SHEA’S SHOW: After we listed some special dates in Bradford
history – including the last show at Shea’s Theater on March 29,
1956 – a reader dropped off a playbill from a 1950 performance of
“Finian’s Rainbow” at Shea’s.
The circular advertised “Finian’s Rainbow” which opened Aug. 28,
1950, a summer theater production directed by Ella Gerber with
music by Burton Lane.
We had thought the cast would be all professionals but we
detected some local names and figured many of the performers must
have been from Bradford.
Recognize any? Buzz Collins portrayed by Walter Riemer; sheriff,
Bill Baldwin; first sharecropper, Mark Eliot; second sharecropper,
William Keene; Susan Mahoney, Margaret McCallion; Henry, Fred
Allen;
Maude, Mary Wallace; Finian, Tom McElhany; Sharon, Renee Orin;
Woody Mahoney, John Ricci; Og (a leprechaun), Todd Pearce; Howard,
Kenneth Hibbert; Sen. Rawkins, Charles Peters;
Mr. Robust, Shearon Carroll; Mr. Shears, Arthur Wayne; Delores,
Elizabeth Cosby; Lyn, Lois Near; third sharecropper, Bruce
Olmstead; tourist, Jeannette Nordstrom;
First gospeleer, Kenneth Hibbert; second gospeleer, Carl Lee;
third gospeleer, Jack Dean; children, Bob Allen, Gene Barton
Anderson, Sherrill Cohen, Michael Graff, Charlotte Krieger, and
Freddie Sica;
Sharecroppers, Yvonne Taylor, Frank LeChiara, Shearon Carroll,
Johanna Cramer, Neida Flalich, Dick Mutzabaugh, Joan Wilson, Joanne
Lyon, Gloria Cosby, Barbara Shatura, Phillip Saba and Fay
Poulos.
At the piano was Ernest Warren; chorus coached by John
Ricci.
There was a note inside the playbill which explained that the
production was part of the “Straw Hat” Circuit of summer stock:
“A few of us have been fortunate enough to have vacationed in
places where a summer theatre was within driving distance … They’ve
seen plays under circumstances of dubious comfort in reconverted
barns, old mills etc.
“In Bradford, we’re fortunate that our new summer theatre can be
so conveniently located – that the plays are being directed and
acted by first-line professionals with none of the makeshift found
in some of the more rustic summer playhouses.
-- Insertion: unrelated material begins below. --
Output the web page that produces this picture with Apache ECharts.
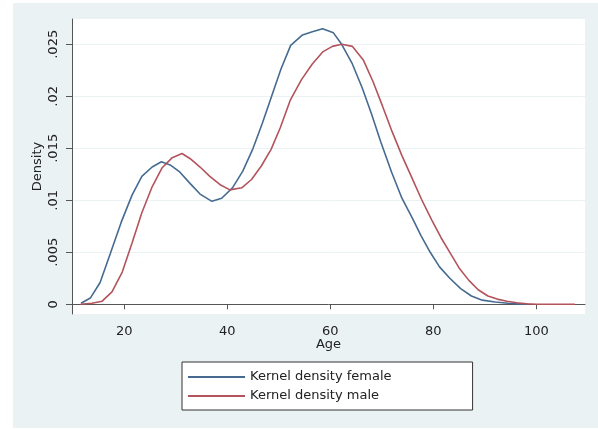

“Let’s support our summer theatre so that we can be sure it will
make Bradford a regular stop on the ‘straw hat’ circuit.”
An advertisement in the playbill for The Brook Club noted that
every Monday night after the show was “Celebrity Night” – “Our
guests, the stars of the current play at Shea’s summer
theatre.”
And, at the Hotel Emery, the cast was slated to present a “tea
time matinee” at 2:30 p.m. that Wednesday.